TASK REQUIREMENTS. Omit every picture, and retype the lines that run from the beginning of the data below through the line containing "plt.rcParams['font.family'] = ['Liberation", inclusive.

DATA BLOCK.
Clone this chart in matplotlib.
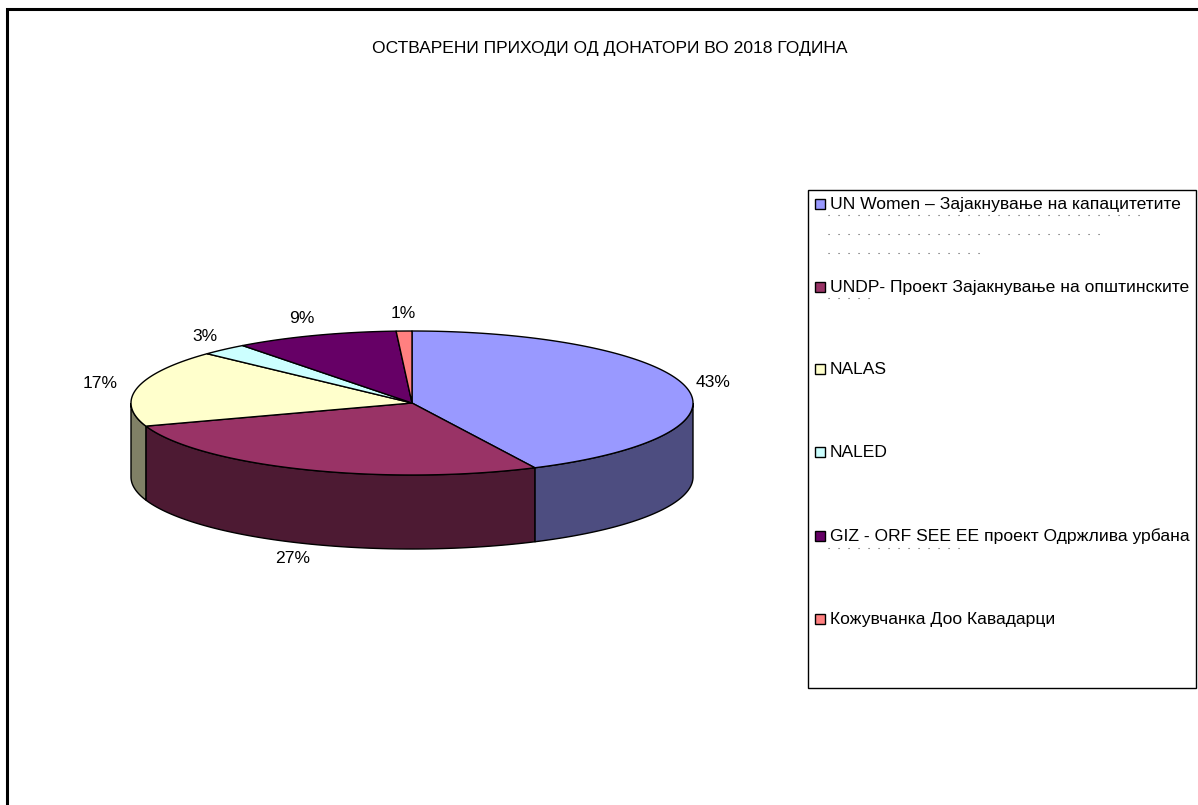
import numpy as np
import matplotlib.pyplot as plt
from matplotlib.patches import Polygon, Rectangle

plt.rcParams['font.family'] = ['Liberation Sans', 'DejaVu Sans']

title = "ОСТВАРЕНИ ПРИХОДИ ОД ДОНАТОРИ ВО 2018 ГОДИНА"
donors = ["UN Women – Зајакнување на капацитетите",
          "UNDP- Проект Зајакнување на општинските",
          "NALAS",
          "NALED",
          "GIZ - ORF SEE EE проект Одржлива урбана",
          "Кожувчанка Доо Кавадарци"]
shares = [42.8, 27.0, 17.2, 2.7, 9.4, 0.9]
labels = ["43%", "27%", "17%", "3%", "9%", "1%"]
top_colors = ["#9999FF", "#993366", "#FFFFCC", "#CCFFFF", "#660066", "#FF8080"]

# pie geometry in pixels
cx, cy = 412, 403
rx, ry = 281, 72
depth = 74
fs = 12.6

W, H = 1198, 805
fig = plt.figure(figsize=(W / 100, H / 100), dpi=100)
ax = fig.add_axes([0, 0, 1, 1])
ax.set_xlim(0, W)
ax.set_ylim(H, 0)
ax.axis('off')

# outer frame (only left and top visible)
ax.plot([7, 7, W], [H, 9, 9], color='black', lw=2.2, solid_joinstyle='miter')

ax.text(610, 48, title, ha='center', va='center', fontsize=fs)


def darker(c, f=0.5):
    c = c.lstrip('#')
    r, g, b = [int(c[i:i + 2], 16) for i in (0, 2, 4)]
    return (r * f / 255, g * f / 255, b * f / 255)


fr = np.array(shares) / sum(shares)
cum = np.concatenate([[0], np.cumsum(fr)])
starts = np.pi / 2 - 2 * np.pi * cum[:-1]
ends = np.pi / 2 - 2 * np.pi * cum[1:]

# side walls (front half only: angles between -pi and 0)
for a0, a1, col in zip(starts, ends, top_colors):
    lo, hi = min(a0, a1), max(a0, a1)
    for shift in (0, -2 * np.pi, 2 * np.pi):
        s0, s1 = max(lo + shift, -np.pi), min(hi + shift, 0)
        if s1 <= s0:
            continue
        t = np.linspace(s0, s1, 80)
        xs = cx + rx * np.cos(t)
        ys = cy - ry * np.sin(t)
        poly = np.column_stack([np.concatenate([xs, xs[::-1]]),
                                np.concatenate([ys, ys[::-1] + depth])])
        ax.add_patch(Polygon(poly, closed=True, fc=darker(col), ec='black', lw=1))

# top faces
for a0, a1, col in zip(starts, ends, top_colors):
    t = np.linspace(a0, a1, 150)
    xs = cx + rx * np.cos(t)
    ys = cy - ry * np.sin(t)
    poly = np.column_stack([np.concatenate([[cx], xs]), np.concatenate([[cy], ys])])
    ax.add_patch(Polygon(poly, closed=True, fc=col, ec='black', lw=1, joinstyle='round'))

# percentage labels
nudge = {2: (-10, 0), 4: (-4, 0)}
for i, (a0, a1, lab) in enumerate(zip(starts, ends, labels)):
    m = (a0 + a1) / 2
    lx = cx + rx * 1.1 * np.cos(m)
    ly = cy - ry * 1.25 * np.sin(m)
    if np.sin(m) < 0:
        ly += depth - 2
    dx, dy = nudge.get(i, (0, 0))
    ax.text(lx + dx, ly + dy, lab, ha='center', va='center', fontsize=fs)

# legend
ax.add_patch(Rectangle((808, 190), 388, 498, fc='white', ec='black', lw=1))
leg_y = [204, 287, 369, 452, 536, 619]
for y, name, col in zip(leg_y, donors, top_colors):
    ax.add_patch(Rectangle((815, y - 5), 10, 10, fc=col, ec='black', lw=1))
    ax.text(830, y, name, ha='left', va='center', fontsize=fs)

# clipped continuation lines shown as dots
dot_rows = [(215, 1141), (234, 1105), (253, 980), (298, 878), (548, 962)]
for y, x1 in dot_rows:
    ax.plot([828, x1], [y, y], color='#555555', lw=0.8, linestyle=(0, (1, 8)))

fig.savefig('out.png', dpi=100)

ANSWER TO THE PROBLEM.
Clone this chart in matplotlib.
import numpy as np
import matplotlib.pyplot as plt
from matplotlib.patches import Polygon, Rectangle

plt.rcParams['font.family'] = ['Liberation Sans', 'DejaVu Sans']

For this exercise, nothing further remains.